### LISTED ENTRIES
.....

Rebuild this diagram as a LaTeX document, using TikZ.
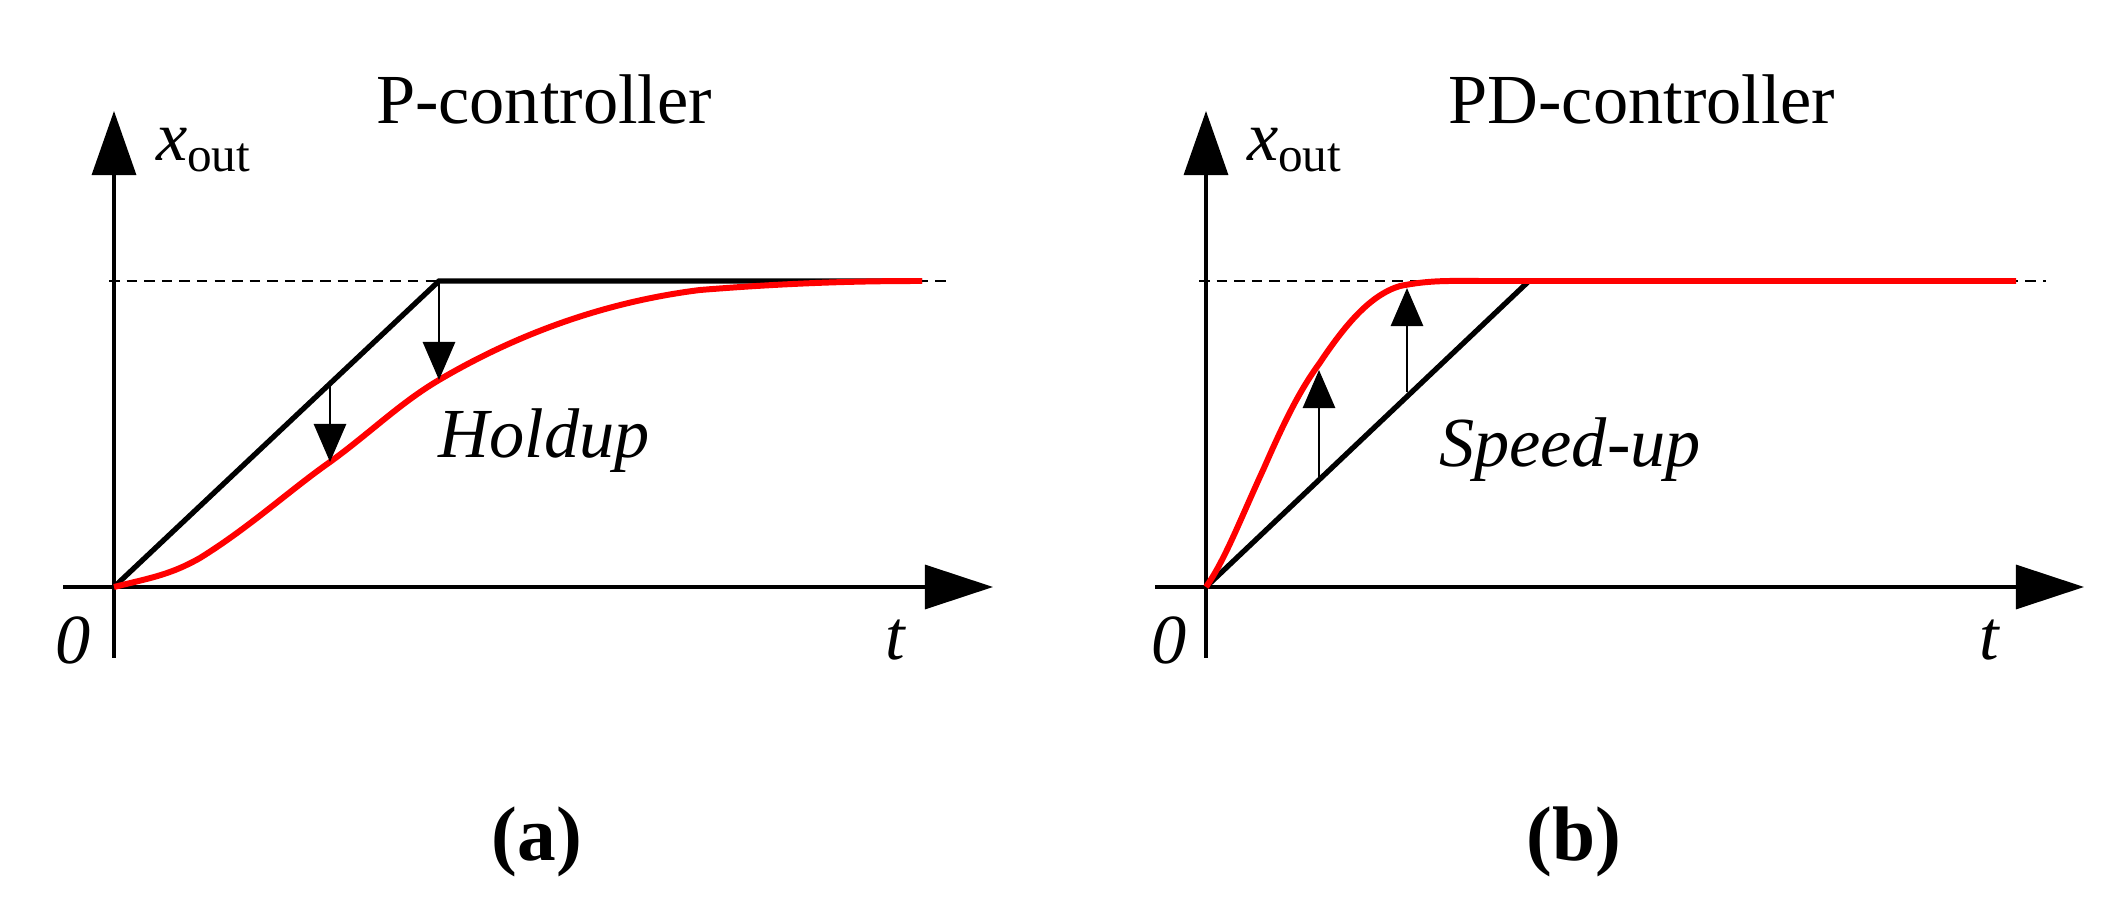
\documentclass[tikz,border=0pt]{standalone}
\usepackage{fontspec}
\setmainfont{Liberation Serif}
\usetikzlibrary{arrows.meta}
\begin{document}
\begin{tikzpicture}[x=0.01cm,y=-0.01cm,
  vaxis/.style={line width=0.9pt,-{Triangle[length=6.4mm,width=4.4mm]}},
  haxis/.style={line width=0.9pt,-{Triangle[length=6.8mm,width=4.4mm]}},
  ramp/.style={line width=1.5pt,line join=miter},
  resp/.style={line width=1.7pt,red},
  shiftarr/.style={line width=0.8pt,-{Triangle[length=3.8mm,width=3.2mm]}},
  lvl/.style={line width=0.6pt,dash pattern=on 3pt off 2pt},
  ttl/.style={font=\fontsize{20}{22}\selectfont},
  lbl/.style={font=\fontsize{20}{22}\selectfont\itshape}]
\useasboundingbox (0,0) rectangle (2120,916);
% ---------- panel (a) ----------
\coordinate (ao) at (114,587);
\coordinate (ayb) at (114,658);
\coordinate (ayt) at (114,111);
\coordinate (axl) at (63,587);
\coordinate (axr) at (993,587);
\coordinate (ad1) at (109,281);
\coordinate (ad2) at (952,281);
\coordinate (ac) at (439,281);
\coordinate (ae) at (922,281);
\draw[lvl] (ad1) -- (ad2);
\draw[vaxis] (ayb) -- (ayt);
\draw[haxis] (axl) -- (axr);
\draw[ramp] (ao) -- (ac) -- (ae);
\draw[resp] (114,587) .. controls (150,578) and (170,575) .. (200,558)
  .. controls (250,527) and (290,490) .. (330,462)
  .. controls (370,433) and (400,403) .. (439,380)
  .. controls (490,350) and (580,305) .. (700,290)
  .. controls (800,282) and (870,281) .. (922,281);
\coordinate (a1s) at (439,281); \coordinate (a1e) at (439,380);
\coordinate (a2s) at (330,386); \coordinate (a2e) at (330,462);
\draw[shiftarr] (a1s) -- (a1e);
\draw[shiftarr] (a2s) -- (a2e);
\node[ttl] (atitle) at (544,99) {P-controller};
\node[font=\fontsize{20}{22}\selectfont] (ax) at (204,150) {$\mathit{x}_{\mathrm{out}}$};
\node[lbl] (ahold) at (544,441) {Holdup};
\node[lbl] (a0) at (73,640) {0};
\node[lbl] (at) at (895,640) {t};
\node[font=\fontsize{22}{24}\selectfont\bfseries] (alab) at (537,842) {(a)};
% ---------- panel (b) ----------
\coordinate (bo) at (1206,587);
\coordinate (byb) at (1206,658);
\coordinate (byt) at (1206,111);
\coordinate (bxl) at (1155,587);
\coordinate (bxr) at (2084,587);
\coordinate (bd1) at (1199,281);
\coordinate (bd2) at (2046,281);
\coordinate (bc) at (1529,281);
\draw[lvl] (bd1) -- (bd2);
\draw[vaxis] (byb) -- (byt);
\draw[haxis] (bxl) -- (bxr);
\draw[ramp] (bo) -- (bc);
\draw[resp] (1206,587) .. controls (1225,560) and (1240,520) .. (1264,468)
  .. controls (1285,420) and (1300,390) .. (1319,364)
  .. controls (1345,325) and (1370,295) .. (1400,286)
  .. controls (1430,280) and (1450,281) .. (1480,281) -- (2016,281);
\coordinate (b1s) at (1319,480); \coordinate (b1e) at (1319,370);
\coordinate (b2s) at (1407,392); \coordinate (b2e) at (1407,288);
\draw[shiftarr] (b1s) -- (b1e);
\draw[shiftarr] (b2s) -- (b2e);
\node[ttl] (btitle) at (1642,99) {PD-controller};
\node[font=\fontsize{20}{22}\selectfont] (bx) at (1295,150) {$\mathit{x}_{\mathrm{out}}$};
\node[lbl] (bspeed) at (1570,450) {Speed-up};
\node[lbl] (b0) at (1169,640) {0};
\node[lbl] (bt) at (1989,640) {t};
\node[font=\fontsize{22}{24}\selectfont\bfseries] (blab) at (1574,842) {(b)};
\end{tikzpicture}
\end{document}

.....

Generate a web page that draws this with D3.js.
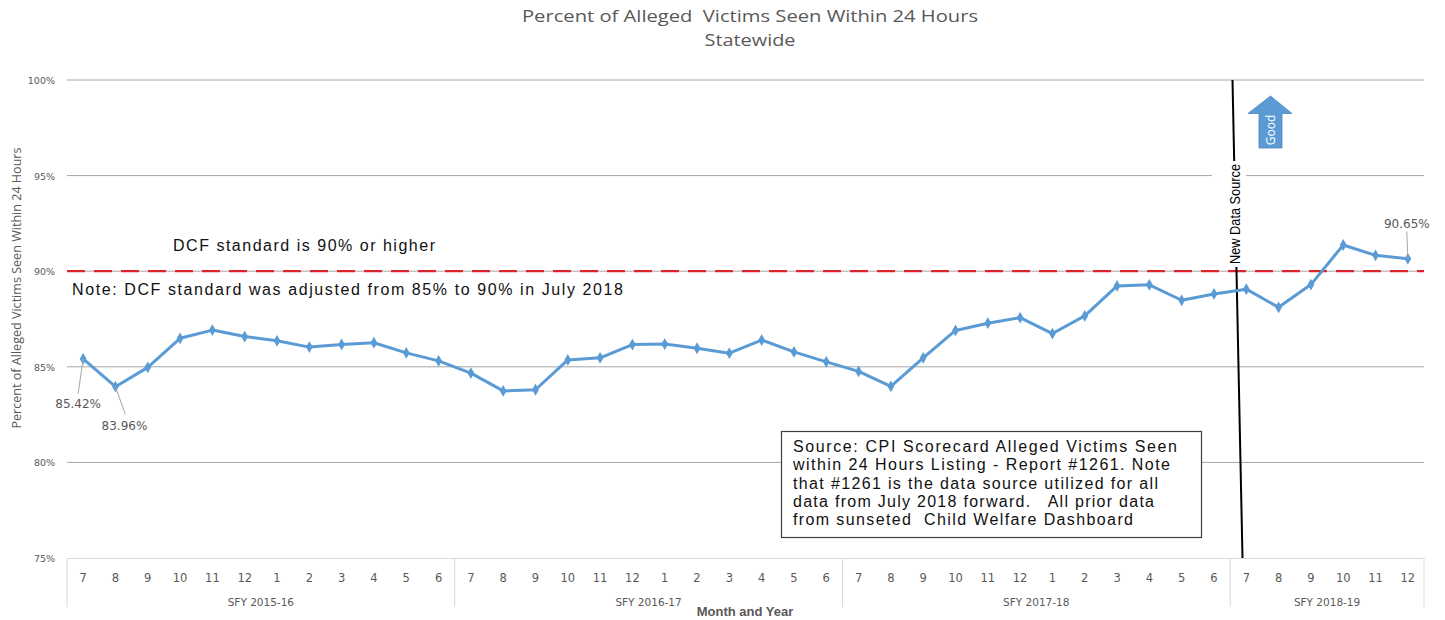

.....

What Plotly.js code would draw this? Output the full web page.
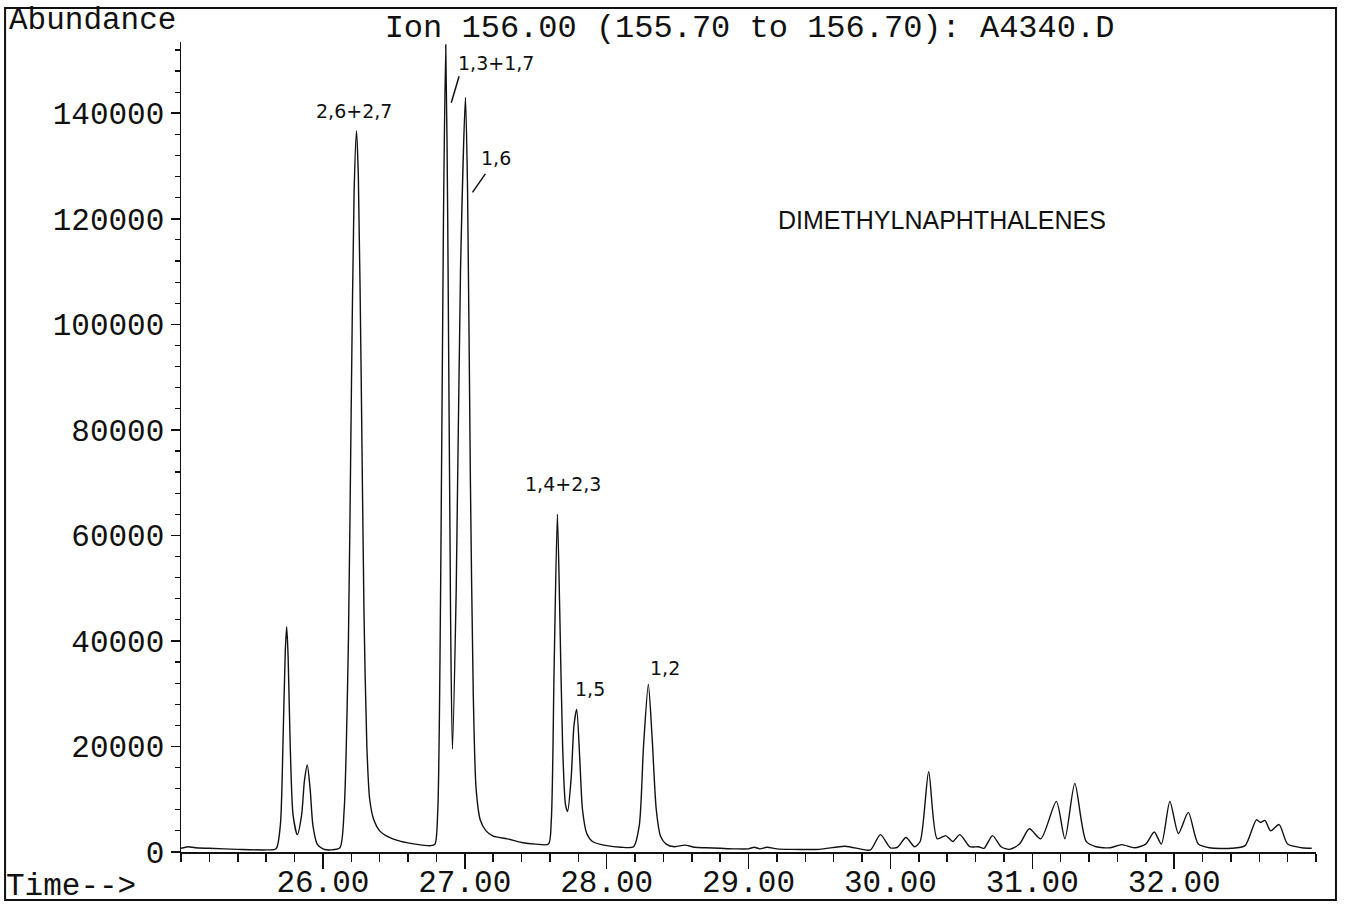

.....

From the entries above, return each line with the word "this" in it.

Rebuild this diagram as a LaTeX document, using TikZ.
Generate a web page that draws this with D3.js.
What Plotly.js code would draw this? Output the full web page.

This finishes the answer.